她左手接过烛台,小心地不让蜡油滴到手上。
我又在房间翻箱倒柜一番,结果找到一堆没用的报纸、档案和笔记本,桌子上的一盒饼干已经变成了灰黑色。
我把视线转向柜子上的一个老式保险箱。这个箱子是用旋转锁的,大约三十公分见方。
不是贵重物品的话绝对不会放在这里面。
我看过电影里面那些高手靠听声音就能把这种保险箱拧开,但是我亲自把耳朵贴上去时,却发现怎么扭都只能听到齿轮摩擦的声音。
「你在干什么呢?」
我看了看月兔,突然有了一个想法。
「你听力是不是很好?」
她点点头,「对啊。平时我不会太刻意接受细小的声音,但是如果必要时,我可以在15米远听见你吞口水。而且我的耳朵——」她说着指了指耷拉在脑袋两边的垂耳,「可以过滤掉杂音。」
「这么厉害吗?」
「哼哼,当然了,这可是月面才有的科技。」
「那就别光吹牛,过来帮我个忙。」
我把开保险箱的方法告诉了她。
她半信半疑地把脸贴到保险箱上,「是这样么?」
「对,你先顺时针转,听到一个像是什么东西弹开的声音后马上反着转,出现声音后又再反回来,如此往复就能打开了。」
「说得好玄乎……我试试吧。」
月兔转着锁。突然,她「哎哟」了一声,「转过了……」
「转回到原本的位置重新转就行了!」
她重转了一次,这次她慢了许多。
「!」月兔脸上表情一紧,手上的动作瞬间停住,然后反转。
再反转。
再反转。只听见咔啦一声,箱子的门开了。
「挺行啊你,看看里面是什么?」
月兔伸手进去摸索着。突然她的表情像是惊了一下,然后愣愣地看向我。
「怎么了?里面是什么?」
她缓缓把手从里面收了回来。
「……」
我看着她手上的东西也傻了。
她拿着的是一支手枪。我认得它的型号,伯莱塔m9,也许是92或者92fs什么的(这得请教杨学长,我分不清楚)。
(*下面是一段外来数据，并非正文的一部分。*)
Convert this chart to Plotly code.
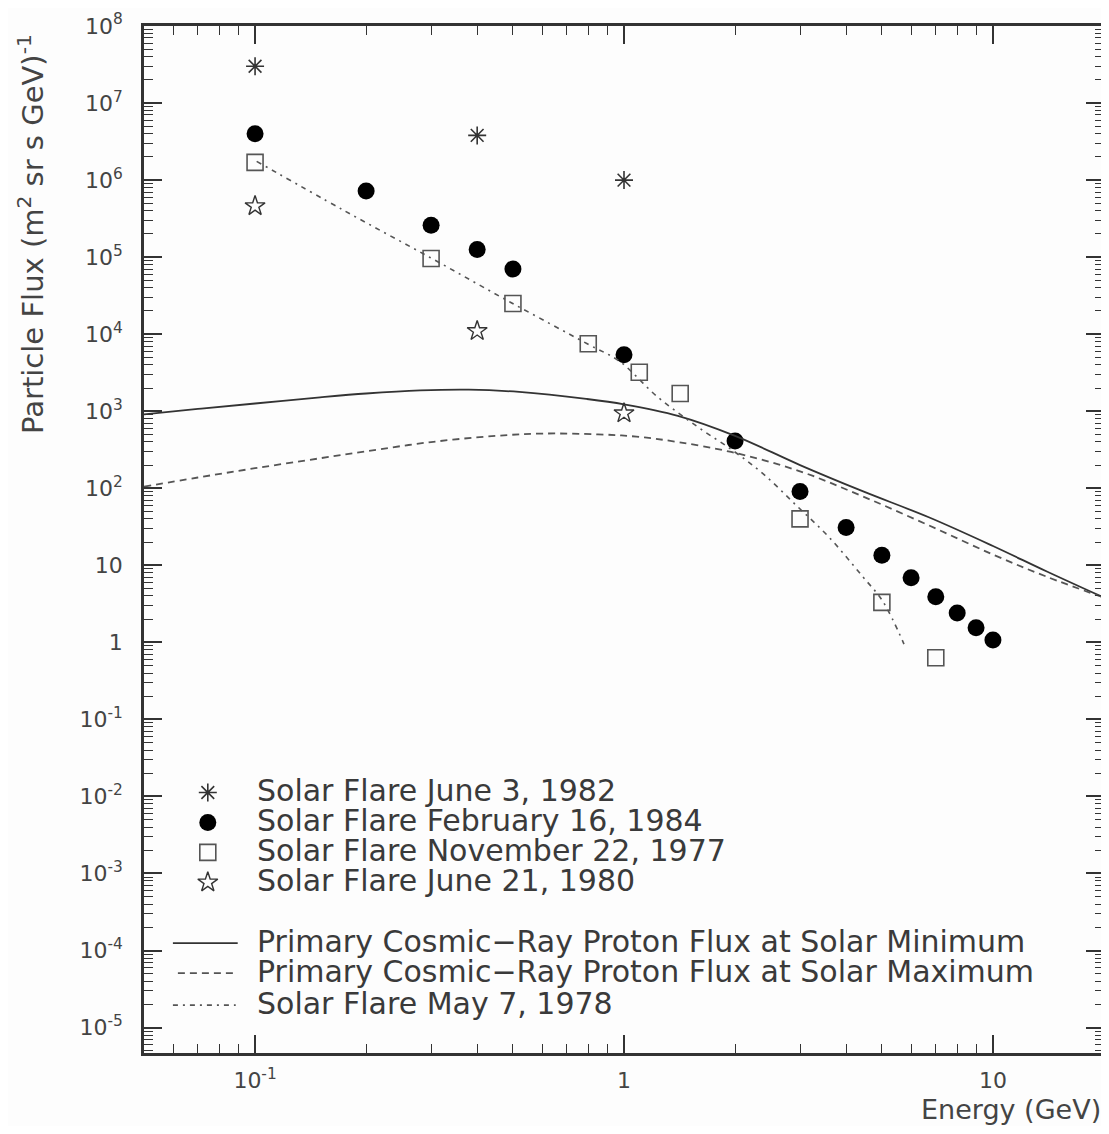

「里面还有一个弹匣,子弹是满的。」月兔说着把里面的弹匣拿了出来。
我把手伸出来:「好家伙,你也有枪了,那该把我的枪还给我了。」
「稀罕。」月兔把我的1911扔向我。
算是好事吧,我们两个人都有武器了。
也许在这种绝境当中,哪怕只有一个火星般微小的希望迸发出来,哪怕它又转瞬即逝,也能让绝境中挣扎的人们内心像干草般枯萎的求生欲重燃。
大坝的那些人们,每天清晨都会祈祷,弄得我睡不好觉。现在,我躺在教堂椅子上,看着穹顶上的画,心想,连我这个不信教的人都知道上帝不会帮助一天到晚只晓得祈祷哭诉的人,为什么这些人还不拿出点实际行动改变一下呢?
离开那张温床,只会是一个篇章的结束。因为还有下个章节在等着我这个可怜的玩家。
我闭上双眼,潜意识里把这座教堂当成了一个结算点。
这个结算点没有评分,没有排名,也没有奖励。
只有硬梆梆的长椅,昏暗的烛光,和一个我决定要保护的家伙。